Solution 3: (SSL Server Certificate)
Another client that I was recording my script against had a similar issue. The client didn't support pointing to an upstream proxy so I configured the hosts file to point to the listener proxy. However when running the client, it threw this exception:

{http://xml.apache.org/axis/}stackTrace:javax.net.ssl.SSLHandshakeException: sun.security.validator.ValidatorException: PKIX path building failed: sun.security.provider.certpath.SunCertPathBuilderException: unable to find valid certification path to requested target.
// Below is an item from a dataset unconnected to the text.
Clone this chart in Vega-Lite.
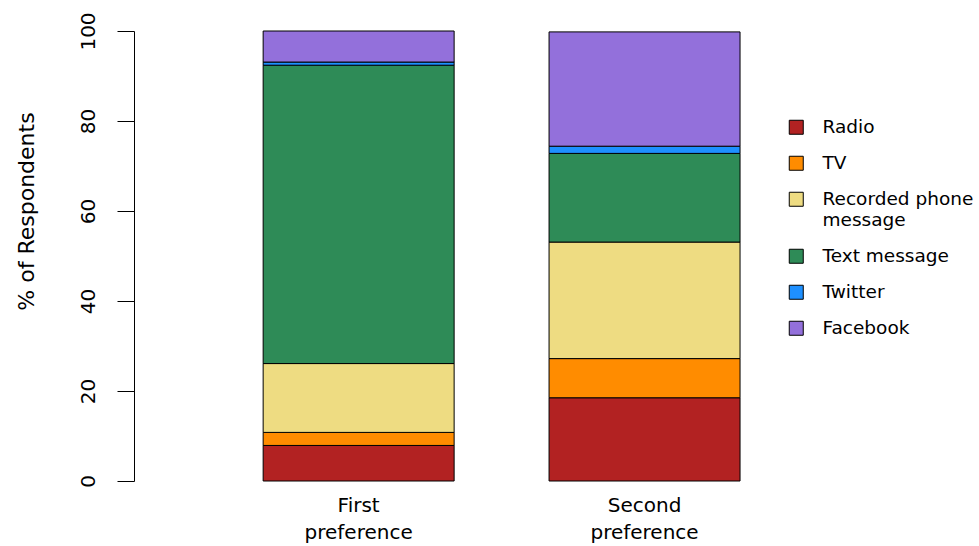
{
  "$schema": "https://vega.github.io/schema/vega-lite/v6.json",
  "width": 625,
  "height": 450,
  "autosize": {"type": "none"},
  "padding": {"left": 134, "top": 31, "right": 220, "bottom": 65},
  "background": "white",
  "config": {"view": {"stroke": null}, "font": "DejaVu Sans"},
  "data": {"values": [
    {"pref": "First preference", "medium": "Radio", "rank": 1, "pct": 7.9},
    {"pref": "First preference", "medium": "TV", "rank": 2, "pct": 2.9},
    {"pref": "First preference", "medium": "Recorded phone message", "rank": 3, "pct": 15.3},
    {"pref": "First preference", "medium": "Text message", "rank": 4, "pct": 66.3},
    {"pref": "First preference", "medium": "Twitter", "rank": 5, "pct": 0.7},
    {"pref": "First preference", "medium": "Facebook", "rank": 6, "pct": 6.9},
    {"pref": "Second preference", "medium": "Radio", "rank": 1, "pct": 18.5},
    {"pref": "Second preference", "medium": "TV", "rank": 2, "pct": 8.7},
    {"pref": "Second preference", "medium": "Recorded phone message", "rank": 3, "pct": 25.9},
    {"pref": "Second preference", "medium": "Text message", "rank": 4, "pct": 19.7},
    {"pref": "Second preference", "medium": "Twitter", "rank": 5, "pct": 1.6},
    {"pref": "Second preference", "medium": "Facebook", "rank": 6, "pct": 25.4}
  ]},
  "mark": {"type": "bar", "stroke": "black", "strokeWidth": 1},
  "encoding": {
    "x": {
      "field": "pref", "type": "nominal",
      "scale": {"paddingInner": 0.332, "paddingOuter": 0.259, "align": 0.872},
      "axis": {
        "title": null, "domain": false, "ticks": false, "labelAngle": 0,
        "labelExpr": "split(datum.label, ' ')",
        "labelFontSize": 20, "labelColor": "black", "labelPadding": 14,
        "labelLineHeight": 27, "labelBaseline": "top"
      }
    },
    "y": {
      "field": "pct", "type": "quantitative", "stack": "zero",
      "scale": {"domain": [0, 100], "nice": false},
      "axis": {
        "title": "% of Respondents", "titleFontSize": 22, "titleFontWeight": "normal",
        "titleColor": "black", "titlePadding": 40, "titleY": 180,
        "values": [0, 20, 40, 60, 80, 100], "grid": false,
        "domainColor": "black", "tickColor": "black", "tickSize": 17,
        "labelAngle": 270, "labelAlign": "center", "labelBaseline": "bottom",
        "labelFontSize": 20, "labelColor": "black", "labelPadding": 19
      }
    },
    "order": {"field": "rank", "type": "quantitative", "sort": "ascending"},
    "color": {
      "field": "medium", "type": "nominal",
      "scale": {
        "domain": ["Radio", "TV", "Recorded phone message", "Text message", "Twitter", "Facebook"],
        "range": ["#B22222", "#FF8C00", "#EEDC82", "#2E8B57", "#1E90FF", "#9370DB"]
      },
      "legend": {
        "title": null, "orient": "none", "legendX": 653, "legendY": 87,
        "symbolType": "square", "symbolSize": 196, "symbolStrokeColor": "black",
        "symbolStrokeWidth": 1, "symbolOpacity": 1,
        "labelFontSize": 18.5, "labelColor": "black", "labelOffset": 17,
        "labelLimit": 300, "rowPadding": 17, "labelLineHeight": 22,
        "labelExpr": "datum.label == 'Recorded phone message' ? ['Recorded phone', 'message'] : datum.label"
      }
    }
  }
}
I tried adding the WebScarab certificate to the keystore through Java Control Panel but no luck. After googling a little more, I came across this forum thread: http://forum.java.sun.com/thread.jspa?threadID=220329&tstart=165
Apparently, Java uses its default keystore and to use another keystore, it has to be created and provided in one of the arguments. So after importing the WebScarab certificates into IE trusted certificates and then exporting it into .cer, creating a keystore with the certificates and modifying the batch run file to add
-Djavax.net.ssl.trustStore= -Djavax.net.ssl.trustStorePassword=

I had my fingers crossed when running the client again. But fortunately, this time it worked as expected and intercepted the HTTPS requests without any errors. Once again, I used the custom headers and the XML body to create LR web_custom_header request.